Overtime is one of those things that feels like it should be obvious until you sit down to add it up. What exactly is “time-and-a-half”? How do you handle it when you are on a salary instead of an hourly wage? This guide walks through the whole calculation in plain language so you can check a paycheck or estimate a big week with confidence.

Why it matters

Overtime pay exists to compensate you fairly for extra hours, and small errors add up. If your employer uses the wrong rate or forgets a few hours, you could be missing real money over a year. Understanding the math means you can spot a mistake instead of assuming the number on the payslip is always right.

The formula, in plain words

Overtime is paid at a higher rate than your normal hours. The two common rates are time-and-a-half (1.5 times your usual rate) and double time (2 times). The full week comes together like this:

  • Overtime rate = hourly rate × multiplier (1.5 or 2)
  • Overtime pay = overtime hours × overtime rate
  • Regular pay = regular hours × hourly rate
  • Total weekly pay = regular pay + overtime pay

A step-by-step example

Imagine you earn $25 an hour, work your usual 40 hours, then add 5 hours of overtime at time-and-a-half.

  1. Find the overtime rate: 25 × 1.5 = $37.50 per overtime hour.
  2. Multiply by overtime hours: 5 × 37.50 = $187.50 of overtime pay.
  3. Work out regular pay: 40 × 25 = $1,000.
  4. Add them together: 1,000 + 187.50 = $1,187.50 for the week, before tax.

If your overtime were double time instead, step one would use 25 × 2 = $50, and those same 5 hours would pay $250 — bringing the week to $1,250.

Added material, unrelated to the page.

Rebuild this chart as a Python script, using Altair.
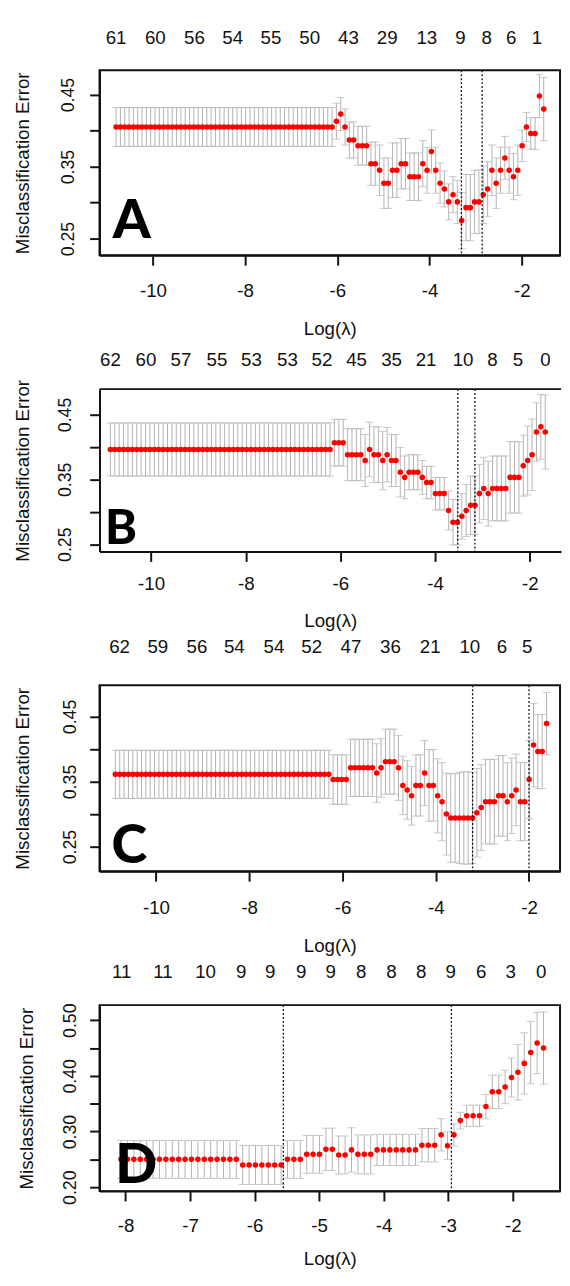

Turning a salary into an hourly rate

On a salary, you first need an hourly figure. The standard shortcut is to divide your annual salary by 2,080 — that is 40 hours a week across 52 weeks. A $52,000 salary becomes 52,000 ÷ 2,080 = $25.00 an hour, and from there the overtime steps are exactly the same. One caveat: many salaried roles are classed as “exempt” and are not legally owed overtime, so check your status before counting on it.

Common mistakes to avoid

  • Applying the multiplier to the wrong hours. Only the overtime hours get the 1.5× or 2× rate; your first 40 stay at the normal rate.
  • Assuming overtime is taxed more. It is taxed at the same rate as the rest of your pay — a big paycheck can just have more withheld up front.
  • Ignoring local rules. US federal law requires time-and-a-half after 40 hours a week, but states like California add daily thresholds and double-time rules. Other countries differ again.
  • Using the wrong hours-per-year figure. 2,080 assumes a standard full-time schedule; part-time or compressed weeks need a different number.

Try it yourself

Rather than running these steps by hand each week, drop your rate or salary and your hours into the overtime pay calculator. It applies the multiplier, separates regular and overtime pay, and shows your total weekly figure in one go.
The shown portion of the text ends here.